Mister Condo replies:

D.A., you have a lot of issues at your condo, to be sure! However, it is not a D.C. only issue I am afraid to say. The real problem here is a lack of a Board of Directors to step in and correct all of the issues which very likely stems from a lack of desire to increase and/or common fees which are the lifeblood of the condominium and the reason the Board can only attract a management company with a “D-” rating from the Better Business Bureau. If you owned a top-rated management company, would you want to manage such an association? Not too likely.

I think you have been on the right path in the past when you have brought suit against this association in the past. As is always the case in such scenarios, money is the true culprit. The association is run by the Board of Directors, not the management company. In fact, the management company works for and reports to the Board of Directors. The Board is tasked with making sure that ALL association governance practices are being fulfilled, including collection of common fees by unit owners who are delinquent. That includes placing liens and foreclosing on unit owners who are in arrears. By the way, if any of the Board members are in arrears, your governing documents likely requires them to be removed from the Board.

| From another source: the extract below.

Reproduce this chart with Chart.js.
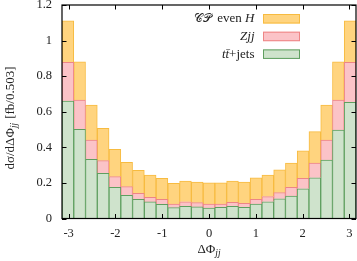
<!DOCTYPE html>
<html><head><meta charset="utf-8">
<script src="https://cdn.jsdelivr.net/npm/chart.js@4.4.1/dist/chart.umd.min.js"></script>
<style>html,body{margin:0;padding:0;background:#fff;}canvas{display:block;}</style>
</head><body>
<canvas id="c" width="357" height="261"></canvas>
<script>
// ---- data (per-series contributions of the stack) ----
const nBins = 25;
const binWidth = 2 * Math.PI / nBins;
const binCenters = Array.from({length: nBins}, (_, i) => -Math.PI + (i + 0.5) * binWidth);
const ttbarJets = [0.660,0.501,0.333,0.254,0.175,0.130,0.108,0.093,0.080,0.061,0.068,0.065,0.059,0.063,0.068,0.063,0.081,0.094,0.111,0.126,0.167,0.229,0.329,0.497,0.653];
const zjj       = [0.218,0.165,0.108,0.071,0.060,0.049,0.034,0.026,0.028,0.020,0.026,0.024,0.022,0.018,0.023,0.022,0.027,0.029,0.034,0.049,0.059,0.083,0.112,0.169,0.225];
const cpEvenH   = [0.233,0.215,0.197,0.182,0.154,0.137,0.129,0.125,0.118,0.117,0.117,0.116,0.120,0.120,0.120,0.120,0.121,0.121,0.129,0.137,0.155,0.176,0.197,0.215,0.233];
const xTicks = [-3, -2, -1, 0, 1, 2, 3];
const yTicks = [0, 0.2, 0.4, 0.6, 0.8, 1.0, 1.2];
const seriesNames = ['tt̄+jets', 'Zjj', '𝒞𝒫 even H'];

const SERIF = "'Liberation Serif', 'DejaVu Serif', serif";
const fills = ['#cfe3cc', '#fbc3c7', '#ffd47f'];
const borders = ['#5f9f5f', '#ee8585', '#f7bb40'];

function mk(values, k) {
  return {
    label: seriesNames[k],
    data: binCenters.map((x, i) => ({x: x, y: values[i]})),
    backgroundColor: fills[k],
    borderColor: borders[k],
    borderWidth: 1,
    borderSkipped: 'start',
    barPercentage: 1.0,
    categoryPercentage: 1.0
  };
}

function drawRich(ctx, segs, x, y, align) {
  let total = 0;
  segs.forEach(s => { ctx.font = s.font; s.w = ctx.measureText(s.t).width + (s.gap || 0); total += s.w; });
  let cx = align === 'right' ? x - total : (align === 'center' ? x - total / 2 : x);
  ctx.textAlign = 'left';
  ctx.textBaseline = 'alphabetic';
  segs.forEach(s => { ctx.font = s.font; ctx.fillText(s.t, cx, y + (s.dy || 0)); cx += s.w; });
}

const decor = {
  id: 'decor',
  afterDraw(chart) {
    const ctx = chart.ctx, a = chart.chartArea;
    const xs = chart.scales.x, ys = chart.scales.y;
    ctx.save();
    ctx.strokeStyle = '#000';
    ctx.lineWidth = 1.2;
    ctx.strokeRect(a.left, a.top, a.right - a.left, a.bottom - a.top);
    ctx.lineWidth = 1;
    const L = 4.5;
    ctx.beginPath();
    yTicks.forEach(v => {
      const p = Math.round(ys.getPixelForValue(v)) + 0.5;
      ctx.moveTo(a.left, p); ctx.lineTo(a.left + L, p);
      ctx.moveTo(a.right, p); ctx.lineTo(a.right - L, p);
    });
    xTicks.forEach(v => {
      const p = Math.round(xs.getPixelForValue(v)) + 0.5;
      ctx.moveTo(p, a.bottom); ctx.lineTo(p, a.bottom - L);
      ctx.moveTo(p, a.top); ctx.lineTo(p, a.top + L);
    });
    ctx.stroke();

    // legend
    const rows = [
      {k: 2, segs: [{t: '𝒞𝒫', font: '11.5px ' + SERIF, gap: 5}, {t: 'even ', font: '13px ' + SERIF}, {t: 'H', font: 'italic 13px ' + SERIF}]},
      {k: 1, segs: [{t: 'Zjj', font: 'italic 13px ' + SERIF}]},
      {k: 0, segs: [{t: 'tt̄', font: 'italic 13px ' + SERIF}, {t: '+jets', font: '13px ' + SERIF}]}
    ];
    rows.forEach((r, i) => {
      const base = 22.3 + i * 17.7;
      ctx.fillStyle = '#222';
      drawRich(ctx, r.segs, 254.5, base, 'right');
      const bx = 263, by = base - 8.3, bw = 37, bh = 9.5;
      ctx.fillStyle = fills[r.k];
      ctx.fillRect(bx, by, bw, bh);
      ctx.strokeStyle = borders[r.k];
      ctx.lineWidth = 1;
      ctx.strokeRect(bx + 0.5, by + 0.5, bw - 1, bh - 1);
    });

    // axis titles
    ctx.fillStyle = '#222';
    drawRich(ctx, [
      {t: 'ΔΦ', font: '13px ' + SERIF},
      {t: 'jj', font: 'italic 9.5px ' + SERIF, dy: 3}
    ], (a.left + a.right) / 2, 253, 'center');

    ctx.translate(14, 118);
    ctx.rotate(-Math.PI / 2);
    drawRich(ctx, [
      {t: 'dσ/dΔΦ', font: '13px ' + SERIF},
      {t: 'jj', font: 'italic 9.5px ' + SERIF, dy: 3, gap: 4},
      {t: '[fb/0.503]', font: '13px ' + SERIF}
    ], 0, 0, 'center');
    ctx.restore();
  }
};

new Chart(document.getElementById('c'), {
  type: 'bar',
  data: { datasets: [mk(ttbarJets, 0), mk(zjj, 1), mk(cpEvenH, 2)] },
  options: {
    responsive: false,
    devicePixelRatio: 1,
    animation: false,
    layout: { padding: { top: 5, right: 1, left: 0, bottom: 0 } },
    plugins: { legend: { display: false }, tooltip: { enabled: false } },
    scales: {
      x: {
        type: 'linear', min: -Math.PI, max: Math.PI, offset: false, stacked: true,
        grid: { display: false, drawTicks: false }, border: { display: false },
        afterBuildTicks: s => { s.ticks = xTicks.map(v => ({value: v})); },
        afterFit: s => { s.height = 42.5; s.paddingLeft = 0; s.paddingRight = 0; },
        ticks: { padding: 8, color: '#222', font: { family: SERIF, size: 12.5 }, maxRotation: 0, autoSkip: false,
                 callback: v => String(v) }
      },
      y: {
        min: 0, max: 1.2, stacked: true,
        grid: { display: false, drawTicks: false }, border: { display: false },
        afterBuildTicks: s => { s.ticks = yTicks.map(v => ({value: v})); },
        afterFit: s => { s.width = 62; s.paddingTop = 0; s.paddingBottom = 0; },
        ticks: { padding: 10, color: '#222', font: { family: SERIF, size: 12.5 }, autoSkip: false,
                 callback: v => String(Math.round(v * 10) / 10) }
      }
    }
  },
  plugins: [decor]
});
</script>
</body></html>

D.A., you may be a good candidate to turn this association around. You understand the problem and are eager to work towards a solution. Why don’t you run for the Board and find a few like minded unit owners to join you. My guess is that you could get the association back on track financially in short order. After that, it is time to recruit a property management firm that will implement the desires of the Board and keep those common fees flowing. After that, focus on building a healthy Reserve Fund so that there is money available when the roof and other common elements need to be replaced. It will be a challenge but you will be rewarded by living in a community you can be proud of. All the best!